The Hume provider contains support for the Hume text-to-speech (TTS) API.

Setup

The Hume provider is available in the @ai-sdk/hume module. You can install it with

pnpm add @ai-sdk/hume

Provider Instance

You can import the default provider instance hume from @ai-sdk/hume:

import { hume } from '@ai-sdk/hume';

If you need a customized setup, you can import createHume from @ai-sdk/hume and create a provider instance with your settings:

import { createHume } from '@ai-sdk/hume';

const hume = createHume({
  // custom settings, e.g.
  fetch: customFetch,
});

You can use the following optional settings to customize the Hume provider instance:

apiKey string

API key that is being sent using the X-Hume-Api-Key header.
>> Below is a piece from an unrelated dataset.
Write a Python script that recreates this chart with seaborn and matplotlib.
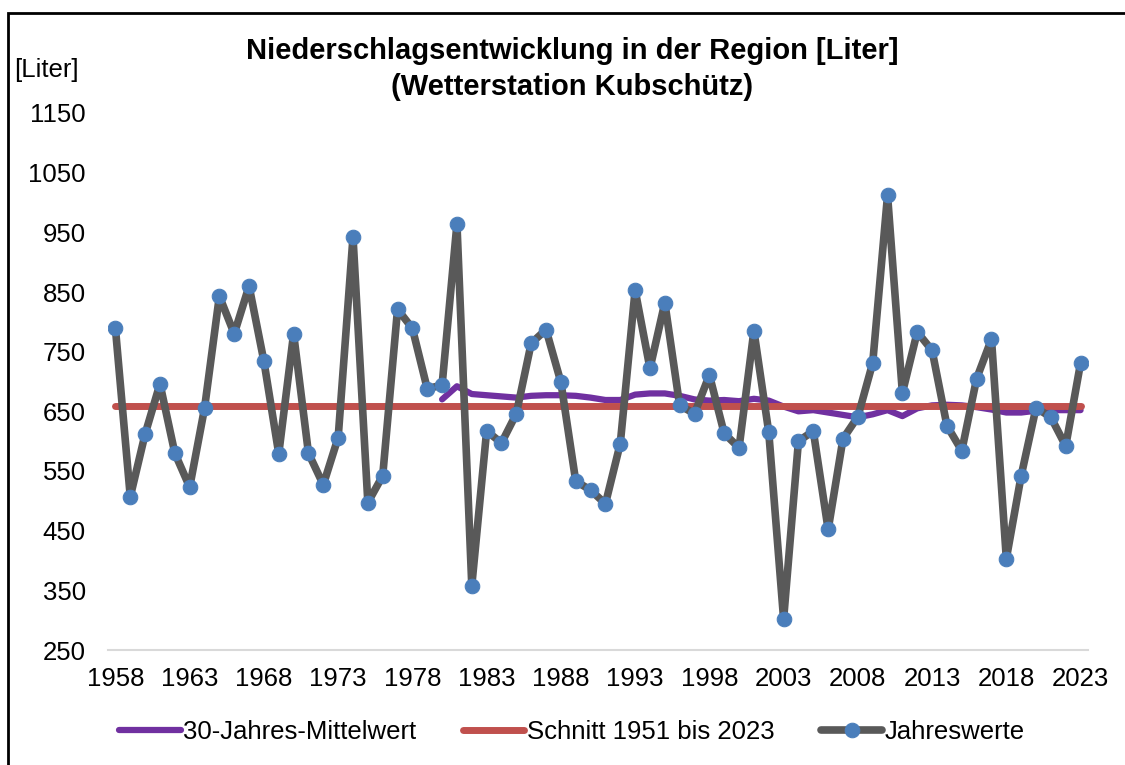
import matplotlib
matplotlib.use("Agg")
import matplotlib.pyplot as plt
import matplotlib.patches as patches
import seaborn as sns
import pandas as pd

# Jahreswerte Niederschlag [Liter], Wetterstation Kubschütz
years = list(range(1958, 2024))
jahreswerte = [789, 507, 612, 696, 580, 523, 655, 843, 780, 860,
               734, 579, 780, 580, 527, 606, 942, 497, 542, 821,
               789, 688, 694, 964, 358, 617, 597, 646, 764, 787,
               699, 533, 518, 495, 596, 853, 722, 832, 660, 646,
               711, 613, 589, 785, 615, 302, 600, 617, 452, 604,
               641, 731, 1012, 681, 783, 752, 626, 584, 705, 771,
               403, 542, 656, 640, 592, 731]

# 30-Jahres-Mittelwert, ab 1980
mittel_years = list(range(1980, 2024))
mittelwert = [670, 692, 679, 677, 675, 673, 676, 677, 677, 676,
              673, 669, 669, 678, 680, 680, 676, 670, 668, 669,
              667, 671, 668, 658, 650, 652, 648, 644, 640, 645,
              652, 642, 655, 660, 661, 660, 657, 653, 648, 648,
              651, 652, 652, 652]

# Schnitt 1951 bis 2023
schnitt = 659

df_jahr = pd.DataFrame({"Jahr": years, "Liter": jahreswerte})
df_mittel = pd.DataFrame({"Jahr": mittel_years, "Liter": mittelwert})
df_schnitt = pd.DataFrame({"Jahr": years, "Liter": [schnitt] * len(years)})

sns.set_theme(style="white")
plt.rcParams["font.family"] = ["Liberation Sans", "DejaVu Sans"]
plt.rcParams["text.color"] = "black"

fig = plt.figure(figsize=(11.25, 7.65), dpi=100)
ax = fig.add_axes([108 / 1125, 1 - 650 / 765, 980 / 1125, 537 / 765])

sns.lineplot(data=df_mittel, x="Jahr", y="Liter", ax=ax, color="#7030a0",
             linewidth=4.5, solid_capstyle="round", label="30-Jahres-Mittelwert", zorder=2)
sns.lineplot(data=df_schnitt, x="Jahr", y="Liter", ax=ax, color="#c0504d",
             linewidth=5, solid_capstyle="round", label="Schnitt 1951 bis 2023", zorder=3)
sns.lineplot(data=df_jahr, x="Jahr", y="Liter", ax=ax, color="#595959",
             linewidth=5.5, marker="o", markersize=10.5, markerfacecolor="#4a7ebb",
             markeredgecolor="#4a7ebb", label="Jahreswerte", zorder=4)

ax.set_xlim(1957.5, 2023.5)
ax.set_ylim(250, 1150)
ax.set_xticks(range(1958, 2024, 5))
ax.set_yticks(range(250, 1151, 100))
ax.tick_params(axis="both", length=0, labelsize=18.5, colors="black")
ax.tick_params(axis="y", pad=16)
ax.tick_params(axis="x", pad=12)
ax.set_xlabel("")
ax.set_ylabel("")
for side in ["top", "right", "left"]:
    ax.spines[side].set_visible(False)
ax.spines["bottom"].set_color("#d9d9d9")
ax.spines["bottom"].set_linewidth(1.5)

handles, labels = ax.get_legend_handles_labels()
ax.get_legend().remove()
fig.legend(handles, labels, loc="center", bbox_to_anchor=(572 / 1125, 1 - 732 / 765),
           ncol=3, frameon=False, fontsize=18.5, handlelength=2.4,
           handletextpad=0.1, columnspacing=1.8)

fig.text(572 / 1125, 1 - 69 / 765,
         "Niederschlagsentwicklung in der Region [Liter]\n(Wetterstation Kubschütz)",
         ha="center", va="center", fontsize=21, fontweight="bold", linespacing=1.35,
         color="black")
fig.text(14 / 1125, 1 - 70 / 765, "[Liter]", ha="left", va="center", fontsize=18.5,
         color="black")

fig.patches.append(patches.Rectangle((8 / 1125, -0.1), 1.2, 1.1 - 13 / 765,
                                     transform=fig.transFigure, fill=False,
                                     edgecolor="black", linewidth=2))

fig.savefig("out.png", dpi=100)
It defaults to the HUME_API_KEY environment variable.
headers Record<string,string>

Custom headers to include in the requests.
fetch (input: RequestInfo, init?: RequestInit) => Promise<Response>

Custom fetch implementation. Defaults to the global fetch function. You can use it as a middleware to intercept requests, or to provide a custom fetch implementation for e.g. testing.

Speech Models

You can create models that call the Hume speech API using the .speech() factory method.
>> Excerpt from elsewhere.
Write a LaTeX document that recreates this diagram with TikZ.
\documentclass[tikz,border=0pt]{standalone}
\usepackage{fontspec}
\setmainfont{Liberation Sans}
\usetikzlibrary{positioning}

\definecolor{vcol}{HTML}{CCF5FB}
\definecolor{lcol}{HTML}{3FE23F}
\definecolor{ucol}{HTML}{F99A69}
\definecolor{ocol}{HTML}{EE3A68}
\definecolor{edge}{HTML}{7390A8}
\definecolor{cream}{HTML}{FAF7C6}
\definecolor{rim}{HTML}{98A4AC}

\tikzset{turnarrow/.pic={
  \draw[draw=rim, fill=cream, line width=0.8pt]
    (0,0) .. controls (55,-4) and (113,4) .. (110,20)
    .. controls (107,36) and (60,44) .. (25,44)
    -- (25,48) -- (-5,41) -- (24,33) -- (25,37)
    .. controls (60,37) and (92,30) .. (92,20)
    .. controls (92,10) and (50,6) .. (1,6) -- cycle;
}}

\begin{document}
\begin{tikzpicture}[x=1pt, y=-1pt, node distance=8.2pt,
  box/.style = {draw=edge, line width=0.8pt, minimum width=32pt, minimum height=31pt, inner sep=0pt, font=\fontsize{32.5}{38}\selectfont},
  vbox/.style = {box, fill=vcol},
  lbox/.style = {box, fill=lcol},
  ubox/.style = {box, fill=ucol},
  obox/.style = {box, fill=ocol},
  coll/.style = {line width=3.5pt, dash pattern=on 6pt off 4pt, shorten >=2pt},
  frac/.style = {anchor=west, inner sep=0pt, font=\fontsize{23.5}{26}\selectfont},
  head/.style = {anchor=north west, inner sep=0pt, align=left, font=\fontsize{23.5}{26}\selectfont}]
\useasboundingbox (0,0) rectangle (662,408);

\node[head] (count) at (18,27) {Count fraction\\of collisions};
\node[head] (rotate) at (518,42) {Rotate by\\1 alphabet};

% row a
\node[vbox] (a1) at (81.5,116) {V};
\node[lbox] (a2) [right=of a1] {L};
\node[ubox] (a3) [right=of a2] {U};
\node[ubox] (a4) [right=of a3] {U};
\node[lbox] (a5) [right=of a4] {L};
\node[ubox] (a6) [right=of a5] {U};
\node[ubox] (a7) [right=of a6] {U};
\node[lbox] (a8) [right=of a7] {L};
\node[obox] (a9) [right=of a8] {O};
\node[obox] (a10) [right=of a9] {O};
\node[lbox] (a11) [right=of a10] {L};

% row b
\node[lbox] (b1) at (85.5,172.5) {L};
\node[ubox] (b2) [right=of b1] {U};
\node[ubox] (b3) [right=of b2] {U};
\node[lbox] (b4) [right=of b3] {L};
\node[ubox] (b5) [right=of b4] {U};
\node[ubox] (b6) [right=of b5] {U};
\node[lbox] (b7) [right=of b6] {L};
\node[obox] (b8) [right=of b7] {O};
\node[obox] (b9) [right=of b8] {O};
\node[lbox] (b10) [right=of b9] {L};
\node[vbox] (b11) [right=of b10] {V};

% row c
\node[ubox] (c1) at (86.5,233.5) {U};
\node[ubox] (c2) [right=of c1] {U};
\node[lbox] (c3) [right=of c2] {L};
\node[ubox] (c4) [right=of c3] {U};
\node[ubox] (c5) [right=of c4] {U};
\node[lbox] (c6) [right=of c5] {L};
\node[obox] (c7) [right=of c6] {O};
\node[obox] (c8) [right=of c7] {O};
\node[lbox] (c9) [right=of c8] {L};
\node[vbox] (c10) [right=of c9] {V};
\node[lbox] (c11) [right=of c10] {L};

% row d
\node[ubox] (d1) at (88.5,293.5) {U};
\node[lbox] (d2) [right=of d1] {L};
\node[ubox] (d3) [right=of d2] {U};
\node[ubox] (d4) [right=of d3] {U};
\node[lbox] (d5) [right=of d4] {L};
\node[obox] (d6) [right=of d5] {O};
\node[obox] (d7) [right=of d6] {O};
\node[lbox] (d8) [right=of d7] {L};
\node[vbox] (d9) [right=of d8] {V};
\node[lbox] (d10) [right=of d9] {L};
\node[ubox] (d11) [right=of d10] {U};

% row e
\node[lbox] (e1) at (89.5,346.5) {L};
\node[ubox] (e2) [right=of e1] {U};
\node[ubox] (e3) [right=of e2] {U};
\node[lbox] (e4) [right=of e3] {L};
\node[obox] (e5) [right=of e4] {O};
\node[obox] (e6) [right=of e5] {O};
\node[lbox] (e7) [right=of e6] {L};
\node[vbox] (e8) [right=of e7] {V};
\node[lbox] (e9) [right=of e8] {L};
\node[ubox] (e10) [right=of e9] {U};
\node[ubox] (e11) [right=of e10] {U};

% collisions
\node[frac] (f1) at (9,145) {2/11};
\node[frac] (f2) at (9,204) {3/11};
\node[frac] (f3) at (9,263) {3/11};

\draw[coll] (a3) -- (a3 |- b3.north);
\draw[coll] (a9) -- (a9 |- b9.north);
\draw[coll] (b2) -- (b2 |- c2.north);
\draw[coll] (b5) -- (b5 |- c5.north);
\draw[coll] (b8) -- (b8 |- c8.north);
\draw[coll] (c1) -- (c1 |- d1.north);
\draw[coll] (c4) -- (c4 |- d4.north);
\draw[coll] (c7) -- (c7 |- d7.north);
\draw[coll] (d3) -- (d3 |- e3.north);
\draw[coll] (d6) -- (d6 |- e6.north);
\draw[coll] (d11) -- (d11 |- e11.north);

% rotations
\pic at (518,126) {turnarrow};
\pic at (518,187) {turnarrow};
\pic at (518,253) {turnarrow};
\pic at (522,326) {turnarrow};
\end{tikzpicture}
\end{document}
const model = hume.speech();

You can pass standard speech generation options like voice, speed, instructions, and outputFormat:

import { experimental_generateSpeech as generateSpeech } from 'ai';
import { hume } from '@ai-sdk/hume';

const result = await generateSpeech({
  model: hume.speech(),
  text: 'Hello, world!',
  voice: 'd8ab67c6-953d-4bd8-9370-8fa53a0f1453',
  speed: 1.0,
  instructions: 'Speak in a friendly, conversational tone.',
  outputFormat: 'mp3',
});

Supported Parameters

text string (required)

The text to convert to speech.
voice string

The voice ID to use for the generated audio. Defaults to 'd8ab67c6-953d-4bd8-9370-8fa53a0f1453'.
speed number

Speech rate multiplier.
instructions string

Description or instructions for how the text should be spoken.
outputFormat string

The audio format to generate. Supported values: 'mp3', 'pcm', 'wav'. Defaults to 'mp3'.
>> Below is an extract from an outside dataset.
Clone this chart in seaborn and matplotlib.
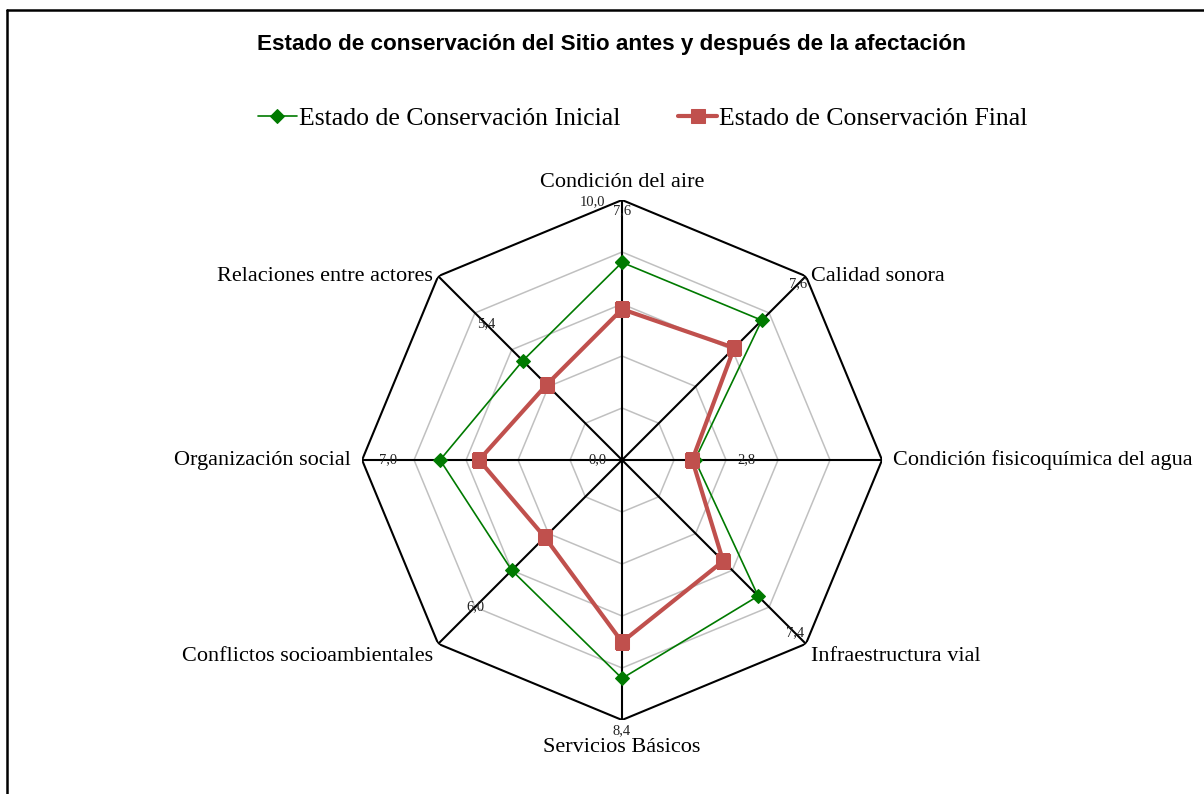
import numpy as np
import matplotlib
matplotlib.use('Agg')
import matplotlib.pyplot as plt
import seaborn as sns
from matplotlib.lines import Line2D

# Data
categories = ['Condición del aire', 'Calidad sonora', 'Condición fisicoquímica del agua',
              'Infraestructura vial', 'Servicios Básicos', 'Conflictos socioambientales',
              'Organización social', 'Relaciones entre actores']
inicial = [7.6, 7.6, 2.8, 7.4, 8.4, 6.0, 7.0, 5.4]
final = [5.8, 6.1, 2.7, 5.5, 7.0, 4.2, 5.5, 4.1]
rings = [2, 4, 6, 8]
r_max = 10

green = '#007A00'
red = '#C0504D'

sns.set_theme(style='white')
plt.rcParams['font.family'] = ['Liberation Serif', 'DejaVu Serif']
plt.rcParams['text.color'] = 'black'

n = len(categories)
theta = np.linspace(0, 2 * np.pi, n, endpoint=False)
theta_c = np.append(theta, theta[0] + 2 * np.pi)

fig = plt.figure(figsize=(12.04, 7.94), dpi=100)
ax = fig.add_axes([0.3007, 0.0932, 0.4319, 0.6549], projection='polar')
ax.set_theta_zero_location('N')
ax.set_theta_direction(-1)
ax.set_ylim(0, r_max)
ax.grid(False)
ax.spines['polar'].set_visible(False)
ax.set_xticks([])
ax.set_yticks([])
ax.patch.set_alpha(0)

# polygon grid
for r in rings:
    ax.plot(theta_c, [r] * (n + 1), color='#C0C0C0', lw=1.1, zorder=1)
ax.plot(theta_c, [r_max] * (n + 1), color='black', lw=1.5, zorder=2)
for t in theta:
    ax.plot([t, t], [0, r_max], color='black', lw=1.5, zorder=2)

# series
sns.lineplot(x=theta_c, y=inicial + inicial[:1], ax=ax, sort=False, estimator=None,
             color=green, lw=1.2, marker='D', markersize=7, markeredgecolor=green,
             label='Estado de Conservación Inicial', zorder=4)
sns.lineplot(x=theta_c, y=final + final[:1], ax=ax, sort=False, estimator=None,
             color=red, lw=3, marker='s', markersize=10, markeredgecolor=red,
             label='Estado de Conservación Final', zorder=5)
ax.set_xlabel('')
ax.set_ylabel('')
handles, labels = ax.get_legend_handles_labels()
ax.get_legend().remove()

# value labels (initial series)
for t, v in zip(theta, inicial):
    ax.text(t, v + 2.0, f'{v:.1f}'.replace('.', ','), ha='center', va='center',
            fontsize=10.5, color='#222222', zorder=6)
ax.annotate('10,0', xy=(0, r_max), xytext=(-12, -1), textcoords='offset points',
            ha='right', va='center', fontsize=10.5, color='#222222')
ax.annotate('0,0', xy=(0, 0), xytext=(-11, 0), textcoords='offset points',
            ha='right', va='center', fontsize=10.5, color='#222222')

# category labels
offsets = [((0, 6), 'center', 'bottom'), ((4, 0), 'left', 'center'),
           ((8, 0), 'left', 'center'), ((4, -2), 'left', 'top'),
           ((0, -13), 'center', 'top'), ((-4, -2), 'right', 'top'),
           ((-8, 0), 'right', 'center'), ((-4, 0), 'right', 'center')]
for t, cat, (off, ha, va) in zip(theta, categories, offsets):
    ax.annotate(cat, xy=(t, r_max), xytext=off, textcoords='offset points',
                ha=ha, va=va, fontsize=16, color='black')

fig.text(0.508, 0.944, 'Estado de conservación del Sitio antes y después de la afectación',
         ha='center', va='center', fontsize=16.2, fontweight='bold',
         family='Liberation Sans', color='black')
fig.legend(handles, labels, loc='center', bbox_to_anchor=(0.534, 0.851), ncol=2,
           frameon=False, fontsize=18.5, handlelength=1.5, columnspacing=2.25,
           handletextpad=0.1)

# outer frame
fig.add_artist(Line2D([0.0062, 0.0062], [0, 0.9868], transform=fig.transFigure,
                      color='black', lw=1.8))
fig.add_artist(Line2D([0.0062, 1.0], [0.9868, 0.9868], transform=fig.transFigure,
                      color='black', lw=1.8))

fig.savefig('out.png', dpi=100)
The language parameter is not supported by Hume speech models and will be ignored with a warning.

Provider Options

You can pass additional provider-specific options using the providerOptions argument:

import { experimental_generateSpeech as generateSpeech } from 'ai';
import { hume } from '@ai-sdk/hume';

const result = await generateSpeech({
  model: hume.speech(),
  text: 'Hello, world!',
  providerOptions: {
    hume: {
      context: {
        generationId: 'previous-generation-id',
      },
    },
  },
});

The following provider options are available:

context object

Context for the speech synthesis request. Can be either:
- { generationId: string } - ID of a previously generated speech synthesis to use as context.
- { utterances: Utterance[] } - An array of utterance objects for context, where each utterance has:
  - text string (required) - The text content.
  - description string - Instructions for how the text should be spoken.
  - speed number - Speech rate multiplier.
  - trailingSilence number - Duration of silence to add after the utterance in seconds.
  - voice object - Voice configuration, either { id: string, provider?: 'HUME_AI' | 'CUSTOM_VOICE' } or { name: string, provider?: 'HUME_AI' | 'CUSTOM_VOICE' }.

Model Capabilities

Model	Instructions	Speed	Output Formats
`default`			mp3, pcm, wav